New IT keeps them flying around the world

11 April 2017

With a fleet of 500 helicopters, Bristow Group is headquartered in Houston and has 3,500 staff.

It is organised into four regions, Europe, Africa, Americas and Asia Pacific, and has operations around the world, including servicing North Sea rigs and search and rescue for HM Coastguard.

The company needed a cost-effective way to standardise application delivery to its devices and to ensure that each was fully up-to-date with security and compliance patches. Bristow’s technical lead, client computing, Darren Linsdell, says: “Traditionally when it came to application deployment we used scripts, which was a very manual, time consuming process.

To create and test a new script and then push it out to all our clients could easily take up to four weeks, with only a 75-80 per cent success rate.

“In many of our global locations, network speeds are very slow due to their remote situation, and one site still relies on a satellite connection. There was a need to limit and control the amount of data we send at one time”.
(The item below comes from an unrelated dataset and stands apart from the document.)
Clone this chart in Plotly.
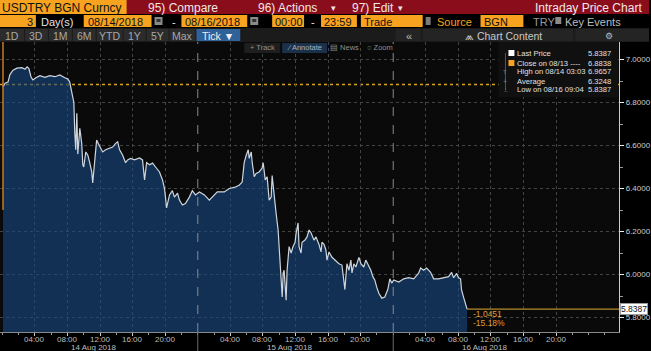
import plotly.graph_objects as go

W, H = 651, 351
FONT = "Liberation Sans, Arial, sans-serif"

# ---------------- data ----------------
t14 = ["00:05", "00:20", "00:42", "00:56", "01:19", "01:48", "02:25", "02:47", "03:03", "03:16",
       "03:31", "03:45", "04:07", "04:37", "05:14", "05:50", "06:27", "07:04", "07:40", "08:02",
       "08:17", "08:32", "08:39", "08:47", "08:54", "09:01", "09:09", "09:16", "09:31", "09:45",
       "09:53", "10:00", "10:15", "10:30", "10:44", "10:59", "11:06", "11:21", "11:35", "11:58",
       "12:20", "12:41", "13:11", "13:33", "13:55", "14:10", "14:24", "14:46", "15:08", "15:23",
       "15:45", "16:14", "16:51", "17:13", "17:28", "17:43", "18:05", "18:27", "18:49", "19:18",
       "19:40", "19:55", "20:02", "20:10", "20:32", "20:53", "21:08", "21:31", "21:45", "22:07",
       "22:29", "22:58", "23:20", "23:43"]
p14 = [6.872, 6.890, 6.895, 6.930, 6.950, 6.960, 6.962, 6.955, 6.9657, 6.958,
       6.920, 6.905, 6.915, 6.925, 6.917, 6.925, 6.920, 6.928, 6.915, 6.910,
       6.894, 6.840, 6.820, 6.800, 6.660, 6.580, 6.750, 6.560, 6.680, 6.610,
       6.510, 6.500, 6.570, 6.555, 6.520, 6.477, 6.426, 6.540, 6.625, 6.595,
       6.570, 6.580, 6.588, 6.593, 6.610, 6.617, 6.580, 6.556, 6.520, 6.533,
       6.540, 6.533, 6.542, 6.533, 6.440, 6.520, 6.510, 6.518, 6.500, 6.477,
       6.440, 6.400, 6.360, 6.310, 6.370, 6.390, 6.360, 6.378, 6.346, 6.323,
       6.330, 6.360, 6.390, 6.370]

t15 = ["00:12", "00:49", "01:25", "01:47", "02:24", "03:15", "03:52", "04:29", "05:05", "05:27",
       "05:42", "05:57", "06:12", "06:19", "06:34", "06:41", "06:56", "07:10", "07:32", "07:54",
       "08:02", "08:17", "08:31", "08:46", "09:01", "09:08", "09:23", "09:37", "09:52", "09:59",
       "10:07", "10:22", "10:29", "10:36", "10:51", "10:58", "11:13", "11:28", "11:42", "11:57",
       "12:04", "12:19", "12:26", "12:41", "12:48", "13:10", "13:25", "13:40", "13:55", "14:16",
       "14:31", "14:53", "15:08", "15:15", "15:30", "15:44", "15:52", "16:07", "16:29", "16:51",
       "17:20", "17:42", "17:57", "18:04", "18:11", "18:19", "18:34", "18:48", "18:56", "19:10",
       "19:25", "19:47", "20:02", "20:23", "20:38", "21:01", "21:15", "21:30", "21:44", "21:59",
       "22:14", "22:36", "22:58", "23:20", "23:35", "23:49"]
p15 = [6.384, 6.370, 6.346, 6.360, 6.384, 6.384, 6.400, 6.405, 6.415, 6.430,
       6.520, 6.555, 6.580, 6.540, 6.570, 6.520, 6.455, 6.470, 6.477, 6.495,
       6.520, 6.440, 6.455, 6.346, 6.360, 6.460, 6.360, 6.285, 6.207, 6.130,
       6.035, 5.895, 6.007, 6.020, 5.880, 6.020, 6.130, 6.100, 6.130, 6.150,
       6.190, 6.240, 6.130, 6.100, 6.150, 6.160, 6.175, 6.207, 6.193, 6.160,
       6.175, 6.140, 6.105, 6.150, 6.140, 6.114, 6.067, 6.105, 6.080, 6.067,
       6.050, 6.044, 5.975, 5.930, 5.990, 6.050, 6.020, 6.067, 6.007, 6.050,
       6.035, 6.080, 6.050, 6.035, 6.067, 6.035, 6.020, 5.990, 5.975, 5.940,
       5.913, 5.890, 5.895, 5.930, 5.980, 5.960]

t16 = ["00:04", "00:41", "01:17", "01:54", "02:31", "03:07", "03:22", "03:44", "04:06", "04:35",
       "04:58", "05:34", "06:11", "06:48", "07:10", "07:25", "07:47", "08:01", "08:16", "08:23",
       "08:38", "09:04"]
p16 = [5.975, 5.965, 5.980, 5.985, 5.980, 6.006, 6.030, 6.020, 6.030, 6.010,
       5.980, 5.980, 5.985, 5.990, 6.010, 5.985, 6.005, 5.985, 5.980, 5.930,
       5.895, 5.8387]

times = (["2018-08-14 " + t for t in t14] + ["2018-08-15 " + t for t in t15]
         + ["2018-08-16 " + t for t in t16])
prices = p14 + p15 + p16

prev_close = 6.8838
average = 6.3248
last = prices[-1]
hi = max(prices)
hi_time = times[prices.index(hi)]
lo = min(prices)
lo_time = times[len(prices) - 1 - prices[::-1].index(lo)]
change = last - prev_close
pct = change / prev_close * 100

days = ["2018-08-14", "2018-08-15", "2018-08-16"]
day_labels = ["14 Aug 2018", "15 Aug 2018", "16 Aug 2018"]
hours = [4, 8, 12, 16, 20]
tick_vals = [f"{d} {h:02d}:00" for d in days for h in hours]
tick_text = [f"{h:02d}:00" for d in days for h in hours]

# ---------------- helpers (pixel -> paper) ----------------
def X(p):
    return p / W


def Y(p):
    return 1 - p / H


shapes = []
annots = []


def rect(x0, y0, x1, y1, fill, line=None):
    shapes.append(dict(type="rect", xref="paper", yref="paper", x0=X(x0), x1=X(x1),
                       y0=Y(y1), y1=Y(y0), fillcolor=fill,
                       line=dict(width=1 if line else 0, color=line or fill), layer="above"))


def text(x, y, s, color, size, anchor="left", bg=None, border=None):
    d = dict(xref="paper", yref="paper", x=X(x), y=Y(y), text=s, showarrow=False,
             xanchor=anchor, yanchor="middle", font=dict(family=FONT, size=size, color=color),
             borderpad=0)
    if bg:
        d["bgcolor"] = bg
    if border:
        d["bordercolor"] = border
        d["borderwidth"] = 1
    annots.append(d)


ORANGE = "#f7a31f"
DARK = "#111111"
x_end = "2018-08-17 03:44"

# previous close dotted line (under the legend box)
shapes.append(dict(type="line", xref="x domain", yref="y", x0=0, x1=1,
                   y0=prev_close, y1=prev_close, layer="below",
                   line=dict(color="#d9a21a", width=1.5, dash="dot")))

# row 1 : title bar
rect(0, 0, 651, 14, "#8a0d1c")
rect(0, 0, 127, 14, ORANGE)
text(1, 7.5, "USDTRY BGN Curncy", DARK, 12)
text(147, 7.5, "95) Compare", "#f2e6e6", 12)
text(258, 7.5, "96) Actions", "#f2e6e6", 12)
text(331, 7.5, "▾", "#f2e6e6", 9)
text(352, 7.5, "97) Edit", "#f2e6e6", 12)
text(398, 7.5, "▾", "#f2e6e6", 9)
text(645, 7.5, "Intraday Price Chart", "#f2e6e6", 12, anchor="right")

# row 2 : date controls
R2 = 11
rect(0, 14, 651, 28, "#000000")
rect(0, 15, 36, 27, ORANGE)
text(34, 21.5, "3", DARK, R2, anchor="right")
text(40, 21.5, "Day(s)", "#e6e6e6", R2)
rect(84, 15, 152, 27, ORANGE)
text(87, 21.5, "08/14/2018", DARK, R2)
rect(155, 17, 163, 25, "#8a8a8a")
rect(157, 19, 161, 22, "#333333")
text(172, 21.5, "-", "#e6e6e6", R2)
rect(182, 15, 248, 27, ORANGE)
text(185, 21.5, "08/16/2018", DARK, R2)
rect(251, 17, 259, 25, "#8a8a8a")
rect(253, 19, 257, 22, "#333333")
rect(273, 15, 305, 27, ORANGE)
text(275, 21.5, "00:00", DARK, R2)
text(311, 21.5, "-", "#e6e6e6", R2)
rect(322, 15, 358, 27, ORANGE)
text(324, 21.5, "23:59", DARK, R2)
rect(362, 15, 424, 27, ORANGE)
text(364, 21.5, "Trade", DARK, R2)
rect(427, 17, 432, 25, "#7a7a7a")
text(437, 21.5, "Source", ORANGE, R2)
rect(482, 15, 525, 27, ORANGE)
text(484, 21.5, "BGN", DARK, R2)
text(534, 21.5, "TRY", "#9a9a9a", R2)
rect(557, 17, 563, 24, "#8a8a8a")
text(566, 21.5, "Key Events", "#bdbdbd", R2)

# row 3 : range buttons
rect(0, 28, 651, 42, "#1b1b1b")
btns = [("1D", 0, 24), ("3D", 25, 48), ("1M", 49, 72), ("6M", 73, 96), ("YTD", 97, 123),
        ("1Y", 124, 146), ("5Y", 147, 169), ("Max", 170, 196)]
for lab, a, b in btns:
    rect(a, 29, b, 41, "#2c2c2c")
    text((a + b) / 2, 35.5, lab, "#a8a8a8", 10.5, anchor="center")
rect(197, 29, 241, 41, "#2f6299")
text(219, 35.5, "Tick ▼", "#f0f0f0", 10.5, anchor="center")
rect(397, 29, 422, 41, "#242424")
text(410, 35.5, "«", "#bdbdbd", 11, anchor="center")
rect(424, 29, 575, 41, "#242424")
text(505, 35.5, "⩕ Chart Content", "#c8c8c8", 10.5, anchor="center")
rect(577, 29, 651, 41, "#242424")
text(611, 35.5, "⚙", "#bdbdbd", 9, anchor="center")

# plot toolbar
rect(245, 43, 281, 53, "#1e1e1e")
text(263, 48, "+ Track", "#8f8f8f", 7.5, anchor="center")
rect(283, 43, 328, 53, "#1b3049")
text(305, 48, "⁄ Annotate", "#a9b4c2", 7.5, anchor="center")
text(346, 48, "▤ News", "#8f8f8f", 7.5, anchor="center")
text(381, 48, "○ Zoom", "#8f8f8f", 7.5, anchor="center")

# legend box
LG = 7.6
rect(500, 42, 620, 97, "#101010")
shapes.append(dict(type="line", xref="paper", yref="paper", x0=X(507), x1=X(507),
                   y0=Y(90), y1=Y(53), line=dict(color="#555555", width=1), layer="above"))
rect(510, 50, 516, 56, "#ffffff")
rect(510, 60, 516, 66, ORANGE)
rows = [(53, "Last Price", last), (63, "Close on 08/13 ----", prev_close),
        (72, f"High on {hi_time[5:7]}/{hi_time[8:10]} {hi_time[11:]}", hi),
        (81, "Average", average),
        (90, f"Low on {lo_time[5:7]}/{lo_time[8:10]} {lo_time[11:]}", lo)]
for yy, lab, val in rows:
    text(518, yy, lab, "#e0e0e0", LG)
    text(614, yy, f"{val:.4f}", "#e0e0e0", LG, anchor="right")
text(507, 72, "T", "#777777", 6, anchor="center")
text(507, 81, "+", "#777777", 7, anchor="center")
text(507, 90, "⊥", "#777777", 6, anchor="center")

# ---------------- figure ----------------
fig = go.Figure()
fig.add_trace(go.Scatter(x=times, y=prices, mode="lines",
                         line=dict(color="#cfd5dc", width=1.2),
                         fill="tozeroy", fillcolor="rgba(24,72,130,0.62)",
                         hoverinfo="skip", showlegend=False))

# last price line
shapes.append(dict(type="line", xref="x", yref="y", x0=times[-1], x1=x_end,
                   y0=last, y1=last, line=dict(color="#b38c2c", width=1.2)))
# left orange marker line
shapes.append(dict(type="line", xref="paper", yref="paper", x0=X(3), x1=X(3),
                   y0=Y(210), y1=Y(42), line=dict(color="#c57a26", width=1.5)))
# day separators
for d in days[1:]:
    shapes.append(dict(type="line", xref="x", yref="paper", x0=d, x1=d, y0=Y(332), y1=Y(42),
                       line=dict(color="#8a8a8a", width=1, dash="dash")))
    shapes.append(dict(type="line", xref="x", yref="paper", x0=d, x1=d, y0=0, y1=Y(332),
                       line=dict(color="#6a6a6a", width=1)))

# hour labels and day labels under the axis
for tv, tt in zip(tick_vals, tick_text):
    annots.append(dict(xref="x", yref="paper", x=tv, y=Y(339), text=tt,
                       showarrow=False, xanchor="center", yanchor="middle",
                       font=dict(family=FONT, size=8, color="#bdbdbd")))
for d, lab in zip(days, day_labels):
    annots.append(dict(xref="x", yref="paper", x=d + " 11:15", y=Y(347.5), text=lab,
                       showarrow=False, xanchor="center", yanchor="middle",
                       font=dict(family=FONT, size=8, color="#bdbdbd")))

# last price tag and change texts
text(622, 309, f"{last:.4f}", "#111111", 8.5, bg="#ffffff", border="#9a9a9a")
text(473, 314, f"{change:.4f}", "#e39a2e", 8.5)
text(473, 323, f"{pct:.2f}%", "#e39a2e", 8.5)

fig.update_layout(
    width=W, height=H, margin=dict(l=0, r=0, t=0, b=0),
    paper_bgcolor="#000000", plot_bgcolor="#0a0a0a",
    showlegend=False, shapes=shapes, annotations=annots,
    xaxis=dict(type="date", range=["2018-08-13 23:43", x_end], domain=[0, 621 / W],
               tickvals=tick_vals, showticklabels=False,
               showgrid=True, gridcolor="#444444", griddash="dot", gridwidth=1,
               ticks="outside", ticklen=3, tickcolor="#cccccc",
               showline=True, linecolor="#8a8a8a", zeroline=False,
               minor=dict(dtick=2 * 3600 * 1000, tick0="2018-08-14", ticks="outside",
                          ticklen=2, tickcolor="#9a9a9a", showgrid=False)),
    yaxis=dict(side="right", range=[5.7326, 7.0814], domain=[19 / H, 309 / H],
               tick0=5.8, dtick=0.2, tickformat=".4f",
               showgrid=True, gridcolor="#444444", griddash="dot", gridwidth=1,
               ticks="outside", ticklen=4, tickcolor="#eeeeee",
               tickfont=dict(family=FONT, size=8, color="#cccccc"),
               showline=True, linecolor="#cccccc", zeroline=False,
               minor=dict(dtick=0.1, ticks="outside", ticklen=3, tickcolor="#9a9a9a",
                          showgrid=False)),
)

fig.write_html("out.html", config={"displayModeBar": False})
Bristow’s client computing team selected Microsoft’s System Center Configuration Manager (SCCM) as the solution. It was implemented by Huntingdon-based EACS.
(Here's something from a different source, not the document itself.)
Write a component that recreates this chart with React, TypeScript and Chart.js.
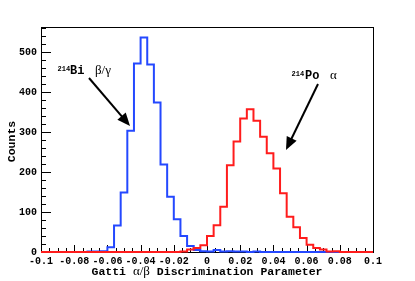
import React, { useEffect, useRef } from "react";
import { Chart, registerables } from "chart.js";
Chart.register(...registerables);

// Histogram binning (50 bins from -0.1 to 0.1)
const binLow = -0.1;
const binWidth = 0.004;

// 214Bi beta/gamma counts per bin
const biCounts = [
  0, 0, 0, 0, 0, 0, 0, 0, 1, 1,
  2, 12, 66, 149, 303, 471, 536, 469, 374, 219,
  138, 82, 40, 15, 5, 2, 1, 5, 1, 2,
  1, 1, 0, 1, 0, 0, 0, 0, 0, 0,
  0, 0, 0, 0, 0, 0, 0, 0, 0, 0,
];

// 214Po alpha counts per bin
const poCounts = [
  0, 0, 0, 0, 0, 0, 0, 0, 0, 0,
  0, 0, 0, 0, 0, 0, 0, 0, 0, 0,
  0, 0, 1, 6, 10, 17, 40, 67, 113, 217,
  276, 334, 357, 328, 288, 247, 209, 147, 88, 62,
  35, 18, 10, 6, 1, 2, 0, 0, 0, 0,
];

const xTickValues = [-0.1, -0.08, -0.06, -0.04, -0.02, 0, 0.02, 0.04, 0.06, 0.08, 0.1];
const xTickLabels = ["-0.1", "-0.08", "-0.06", "-0.04", "-0.02", "0", "0.02", "0.04", "0.06", "0.08", "0.1"];
const xMinorStep = 0.005;
const yTickValues = [0, 100, 200, 300, 400, 500];
const yTickLabels = ["0", "100", "200", "300", "400", "500"];
const yMinorStep = 20;
const yMax = 562.5;

const MONO = "'Liberation Mono', 'DejaVu Sans Mono', monospace";
const SERIF = "'Liberation Serif', 'DejaVu Serif', serif";

function toSteps(counts: number[]) {
  const pts = counts.map((c, i) => ({ x: binLow + i * binWidth, y: c }));
  pts.push({ x: binLow + counts.length * binWidth, y: counts[counts.length - 1] });
  return pts;
}

function drawArrow(ctx: CanvasRenderingContext2D, x1: number, y1: number, x2: number, y2: number) {
  const ang = Math.atan2(y2 - y1, x2 - x1);
  const len = 13;
  const hw = 5.5;
  const bx = x2 - len * Math.cos(ang);
  const by = y2 - len * Math.sin(ang);
  ctx.save();
  ctx.strokeStyle = "#000";
  ctx.fillStyle = "#000";
  ctx.lineWidth = 2;
  ctx.beginPath();
  ctx.moveTo(x1, y1);
  ctx.lineTo(bx + 3 * Math.cos(ang), by + 3 * Math.sin(ang));
  ctx.stroke();
  ctx.beginPath();
  ctx.moveTo(x2, y2);
  ctx.lineTo(bx + hw * Math.sin(ang), by - hw * Math.cos(ang));
  ctx.lineTo(bx - hw * Math.sin(ang), by + hw * Math.cos(ang));
  ctx.closePath();
  ctx.fill();
  ctx.restore();
}

const framePlugin = {
  id: "rootFrame",
  beforeDatasetsDraw(chart: any) {
    const { ctx, chartArea } = chart;
    const { left, right, top, bottom } = chartArea;
    const xs = chart.scales.x;
    const ys = chart.scales.y;
    ctx.save();
    ctx.strokeStyle = "#000";
    ctx.lineWidth = 1;
    ctx.strokeRect(left + 0.5, top + 0.5, right - left, bottom - top);
    ctx.beginPath();
    // y ticks (inside)
    for (let v = 0; v <= yMax; v += yMinorStep) {
      const py = Math.round(ys.getPixelForValue(v)) + 0.5;
      const major = v % 100 === 0;
      const len = major ? 10 : 5;
      ctx.moveTo(left, py);
      ctx.lineTo(left + len, py);
    }
    // x ticks (inside)
    const n = Math.round((0.1 - binLow) / xMinorStep);
    for (let k = 0; k <= n; k++) {
      const v = binLow + k * xMinorStep;
      const px = Math.round(xs.getPixelForValue(v)) + 0.5;
      const len = k % 4 === 0 ? 7 : 4;
      ctx.moveTo(px, bottom);
      ctx.lineTo(px, bottom - len);
    }
    ctx.stroke();
    ctx.restore();
  },
  afterDraw(chart: any) {
    const { ctx, chartArea } = chart;
    const { left, right, top, bottom } = chartArea;
    ctx.save();
    ctx.fillStyle = "#000";
    ctx.textBaseline = "alphabetic";
    ctx.textAlign = "left";

    // X axis title with mixed fonts
    const segs: [string, string][] = [
      ["Gatti ", `bold 11.5px ${MONO}`],
      ["\u03b1/\u03b2", `13px ${SERIF}`],
      [" Discrimination Parameter", `bold 11.5px ${MONO}`],
    ];
    let total = 0;
    for (const [t, f] of segs) {
      ctx.font = f;
      total += ctx.measureText(t).width;
    }
    let cx = (left + right) / 2 - total / 2;
    for (const [t, f] of segs) {
      ctx.font = f;
      ctx.fillText(t, cx, 275);
      cx += ctx.measureText(t).width;
    }

    // Y axis title
    ctx.save();
    ctx.translate(15, (top + bottom) / 2 + 2);
    ctx.rotate(-Math.PI / 2);
    ctx.textAlign = "center";
    ctx.font = `bold 11.5px ${MONO}`;
    ctx.fillText("Counts", 0, 0);
    ctx.restore();

    // 214Bi annotation
    ctx.font = `bold 7px ${MONO}`;
    ctx.fillText("214", 57.5, 71);
    ctx.font = `bold 12px ${MONO}`;
    ctx.fillText("Bi", 70, 74);
    ctx.font = `13px ${SERIF}`;
    ctx.fillText("\u03b2/\u03b3", 95, 74);
    drawArrow(ctx, 89, 78, 130, 126);

    // 214Po annotation
    ctx.font = `bold 7px ${MONO}`;
    ctx.fillText("214", 291.5, 76);
    ctx.font = `bold 12px ${MONO}`;
    ctx.fillText("Po", 305, 79);
    ctx.font = `13px ${SERIF}`;
    ctx.fillText("\u03b1", 330, 79);
    drawArrow(ctx, 318, 84, 286, 150);

    ctx.restore();
  },
};

export default function App() {
  const canvasRef = useRef<HTMLCanvasElement | null>(null);

  useEffect(() => {
    if (!canvasRef.current) return;
    const chart = new Chart(canvasRef.current, {
      type: "line",
      data: {
        datasets: [
          {
            label: "214Po alpha",
            data: toSteps(poCounts),
            borderColor: "#ff1c1c",
            borderWidth: 2,
            stepped: "after",
            pointRadius: 0,
            fill: false,
            borderJoinStyle: "miter",
            clip: 2,
            order: 0,
          },
          {
            label: "214Bi beta/gamma",
            data: toSteps(biCounts),
            borderColor: "#2448ff",
            borderWidth: 2,
            stepped: "after",
            pointRadius: 0,
            fill: false,
            borderJoinStyle: "miter",
            clip: 2,
            order: 1,
          },
        ],
      } as any,
      options: {
        animation: false,
        responsive: false,
        events: [],
        layout: { padding: { left: 0, right: 42, top: 27, bottom: 0 } },
        plugins: { legend: { display: false }, tooltip: { enabled: false }, title: { display: false } },
        scales: {
          x: {
            type: "linear",
            min: -0.1,
            max: 0.1,
            afterBuildTicks: (s: any) => {
              s.ticks = xTickValues.map((v) => ({ value: v }));
            },
            afterFit: (s: any) => {
              s.height = 29;
            },
            grid: { display: false, drawTicks: false },
            border: { display: false },
            ticks: {
              autoSkip: false,
              maxRotation: 0,
              minRotation: 0,
              padding: 3,
              color: "#000",
              font: { family: MONO, weight: "bold", size: 10 },
              callback: (_v: any, i: number) => xTickLabels[i],
            },
          },
          y: {
            type: "linear",
            min: 0,
            max: yMax,
            afterBuildTicks: (s: any) => {
              s.ticks = yTickValues.map((v) => ({ value: v }));
            },
            afterFit: (s: any) => {
              s.width = 41;
            },
            grid: { display: false, drawTicks: false },
            border: { display: false },
            ticks: {
              padding: 4,
              color: "#000",
              font: { family: MONO, weight: "bold", size: 10 },
              callback: (_v: any, i: number) => yTickLabels[i],
            },
          },
        },
      } as any,
      plugins: [framePlugin],
    });
    return () => chart.destroy();
  }, []);

  return (
    <div style={{ position: "fixed", left: 0, top: 0, width: 415, height: 281, background: "#fff" }}>
      <canvas ref={canvasRef} width={415} height={281} style={{ display: "block", width: 415, height: 281 }} />
    </div>
  );
}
In the design phase EACS and Bristow’s team gathered details, including client devices, network capability and locations. EACS says the task was complicated by the remote location and communications infrastructure at many Bristow sites.

As a result, it recommended HEAT Software (previously Lumension) to work in conjunction with SCCM to patch non-Microsoft applications.

The main implementation took place over five weeks, while the remaining servers were installed over subsequent weeks due to the location of some of the sites.

In total, Bristow installed 50 servers, which look after 2,500 clients. EACS says they were all configured and prepared in the UK prior to shipping.

Once each server arrived on site, staff just needed to plug in the power and switch on. It was decided to use scheduling and data rate facilities within SCCM to control and limit the amount of data sent at one time to a location.

EACS says Bristow has standardised the client configuration and can deploy new software globally within days. And it is also using SCCM to improve security with updated security patches. In addition, if a user requests a new application, the IT team can deliver it in hours.